The fault was again identified and the issue was escalated to external maintenance support teams for the Check Point firewall and hardware provider. This identified that the fault appeared to be within the Check Point firewall clustering software.

"With the assistance of Check Point engineers the decision was made to split the firewall cluster and run them as individual stand alone units to resurrect the network. This appeared to temporarily solve the issue just after midnight. However, at 2.45 am the network failed again. "The team were still onsite monitoring the network. Our firewall maintenance providers were again called who arranged for patches to be downloaded. At 5.10 am the patches were installed and the firewall management server reconfigured to accommodate the patch upgrade. This did not provide a permanent fix."

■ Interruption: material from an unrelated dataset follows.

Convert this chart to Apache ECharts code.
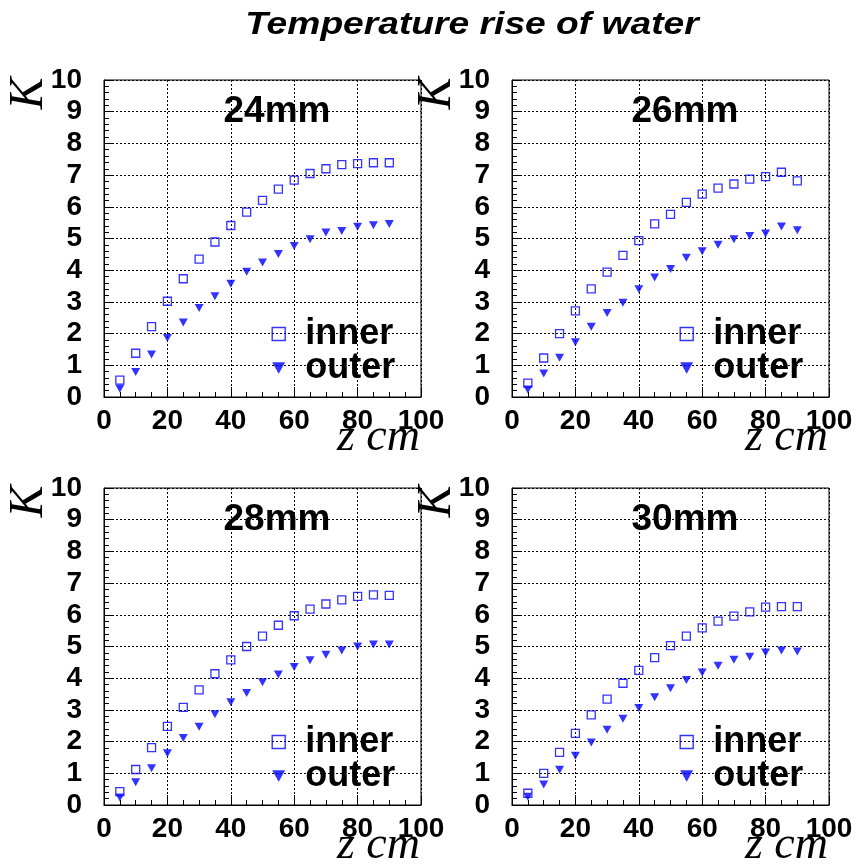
<!DOCTYPE html>
<html><head><meta charset="utf-8">
<script src="https://cdn.jsdelivr.net/npm/echarts@6/dist/echarts.min.js"></script>
<style>html,body{margin:0;padding:0;background:#fff}#c{width:856px;height:867px}</style>
</head><body><div id="c"></div>
<script>
// ---- data ----
const zValues = [5,10,15,20,25,30,35,40,45,50,55,60,65,70,75,80,85,90];
const panelLabels = ['24mm','26mm','28mm','30mm'];
const seriesNames = ['inner','outer'];
const inner24 = [0.53,1.38,2.22,3.02,3.73,4.35,4.89,5.41,5.83,6.20,6.56,6.84,7.05,7.20,7.33,7.36,7.39,7.39];
const outer24 = [0.26,0.79,1.34,1.86,2.35,2.81,3.18,3.57,3.95,4.24,4.51,4.76,4.98,5.19,5.24,5.37,5.42,5.46];
const inner26 = [0.44,1.23,2.00,2.72,3.41,3.94,4.47,4.93,5.46,5.76,6.14,6.40,6.59,6.72,6.87,6.95,7.09,6.82];
const outer26 = [0.24,0.74,1.24,1.73,2.22,2.65,2.97,3.40,3.77,4.04,4.39,4.60,4.80,4.98,5.08,5.16,5.38,5.26];
const inner28 = [0.42,1.12,1.81,2.48,3.08,3.63,4.14,4.58,5.00,5.33,5.67,5.97,6.18,6.34,6.47,6.58,6.63,6.61];
const outer28 = [0.24,0.72,1.16,1.63,2.11,2.47,2.86,3.24,3.53,3.87,4.12,4.35,4.57,4.74,4.87,5.00,5.06,5.06];
const inner30 = [0.37,1.00,1.66,2.26,2.84,3.34,3.84,4.25,4.65,5.03,5.33,5.59,5.80,5.96,6.09,6.24,6.26,6.26];
const outer30 = [0.26,0.65,1.11,1.55,1.97,2.37,2.72,3.06,3.40,3.68,3.94,4.18,4.39,4.58,4.68,4.81,4.87,4.84];
const xTickLabels = ['0','20','40','60','80','100'];
const yTickLabels = ['0','1','2','3','4','5','6','7','8','9','10'];
const titleText = 'Temperature rise of water';
const yName = 'K';
const xName = 'z cm';

const innerSets = [inner24, inner26, inner28, inner30];
const outerSets = [outer24, outer26, outer28, outer30];

// ---- layout / style ----
const gridLefts = [104, 512, 104, 512];
const gridTops = [80, 80, 488, 488];
const GW = 317, GH = 317;
const BLUE = '#0000ff';
const SANS = '"Liberation Sans", Arial, sans-serif';
const SERIF = '"Liberation Serif", "Times New Roman", serif';
const DOWN_TRIANGLE = 'path://M0,0 L10,0 L5,9 Z';

const zip = (xs, ys) => xs.map((x, i) => [x, ys[i]]);

const grids = gridLefts.map((l, i) => ({
  left: l, top: gridTops[i], width: GW, height: GH,
  show: true, borderColor: '#000', borderWidth: 1, backgroundColor: '#fff'
}));

const xAxes = gridLefts.map((l, i) => ({
  type: 'value', gridIndex: i, min: 0, max: 100, interval: 20,
  axisLine: { show: true, onZero: false, lineStyle: { color: '#000', width: 1 } },
  axisTick: { show: true, inside: true, length: 10, lineStyle: { color: '#000' } },
  minorTick: { show: true, splitNumber: 4, length: 5, lineStyle: { color: '#000' } },
  splitLine: { show: true, lineStyle: { color: '#000', type: [2, 2], width: 1 } },
  axisLabel: {
    margin: 10, color: '#000', fontFamily: SANS, fontWeight: 'bold', fontSize: 28,
    showMinLabel: true, showMaxLabel: true, hideOverlap: false,
    formatter: v => xTickLabels[Math.round(v / 20)]
  }
}));

const yAxes = gridLefts.map((l, i) => ({
  type: 'value', gridIndex: i, min: 0, max: 10, interval: 1,
  axisLine: { show: true, onZero: false, lineStyle: { color: '#000', width: 1 } },
  axisTick: { show: true, inside: true, length: 10, lineStyle: { color: '#000' } },
  minorTick: { show: true, splitNumber: 5, length: 5, lineStyle: { color: '#000' } },
  splitLine: { show: true, lineStyle: { color: '#000', type: [2, 2], width: 1 } },
  axisLabel: {
    margin: 22, color: '#000', fontFamily: SANS, fontWeight: 'bold', fontSize: 28,
    showMinLabel: true, showMaxLabel: true, hideOverlap: false,
    formatter: v => yTickLabels[Math.round(v)]
  }
}));

const series = [];
for (let i = 0; i < 4; i++) {
  series.push({
    name: seriesNames[0], type: 'scatter', xAxisIndex: i, yAxisIndex: i,
    symbol: 'rect', symbolSize: 8,
    itemStyle: { color: 'rgba(0,0,0,0)', borderColor: BLUE, borderWidth: 1.3 },
    data: zip(zValues, innerSets[i])
  });
  series.push({
    name: seriesNames[1], type: 'scatter', xAxisIndex: i, yAxisIndex: i,
    symbol: DOWN_TRIANGLE, symbolSize: [9, 8],
    itemStyle: { color: BLUE },
    data: zip(zValues, outerSets[i])
  });
}

const legends = gridLefts.map((l, i) => ({
  orient: 'vertical', left: l + 167.5, top: gridTops[i] + 236,
  padding: 0, itemGap: -2, itemWidth: 13, itemHeight: 13,
  selectedMode: false,
  textStyle: { fontFamily: SANS, fontWeight: 'bold', fontSize: 36, color: '#000', padding: [0, 0, 0, 15] },
  data: [
    { name: seriesNames[0], icon: 'rect', itemStyle: { color: 'rgba(0,0,0,0)', borderColor: BLUE, borderWidth: 1.4 } },
    { name: seriesNames[1], icon: DOWN_TRIANGLE, itemStyle: { color: BLUE, borderWidth: 0 } }
  ]
}));

const graphics = [];
graphics.push({
  type: 'text', x: 472, y: 25, scaleX: 1.2,
  style: { text: titleText, font: 'italic bold 31px ' + SANS, fill: '#000', align: 'center', verticalAlign: 'middle' }
});
for (let i = 0; i < 4; i++) {
  const l = gridLefts[i], t = gridTops[i];
  graphics.push({
    type: 'text', x: l - 75, y: t + 13.5, rotation: Math.PI / 2,
    style: { text: yName, font: 'italic 48px ' + SERIF, fill: '#000', align: 'center', verticalAlign: 'middle' }
  });
  graphics.push({
    type: 'text', x: l + GW - 1, y: t + GH + 41,
    style: { text: xName, font: 'italic 46px ' + SERIF, fill: '#000', align: 'right', verticalAlign: 'middle' }
  });
  graphics.push({
    type: 'text', x: l + 173, y: t + 32,
    style: { text: panelLabels[i], font: 'bold 37px ' + SANS, fill: '#000', align: 'center', verticalAlign: 'middle' }
  });
}

const chart = echarts.init(document.getElementById('c'), null, { renderer: 'canvas' });
chart.setOption({
  backgroundColor: '#fff',
  animation: false,
  grid: grids, xAxis: xAxes, yAxis: yAxes,
  legend: legends,
  series: series,
  graphic: graphics
});
</script></body></html>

Digiweb then "reached out to our friends in Gen-i" to help source Check Point firewall hardware and to provide resources to support the technical team that had worked through the night, Grant writes. "In addition to this a decision was taken to move some core applications to the old network that was still functioning as [it] was not reliant on the Check Point firewalls. These include DiscountDomains.co.nz, email and Digiweb.co.nz. However the core network was re-established without the need to deploy this second network.

"Low level analysis with the assistance of Checkpoint engineers in the USA identified high volumes of fragmented packets originating from one of our shared virtual hosting servers to be the root cause of the issue," Grant writes. "These packets were flooding the firewalls and causing the outage. The source of these packets was identified and blocked at 1.50 pm and the Check Point firewalls then returned to normal service.

Digiweb now intends to move its shared virtual hosting customers behind a separate firewall isolated from the rest of its networks.

"This will ensure that should there be any re-ocurrence the offending server is quarantined, and does not cause the kind of outage we have just experienced," Grant writes.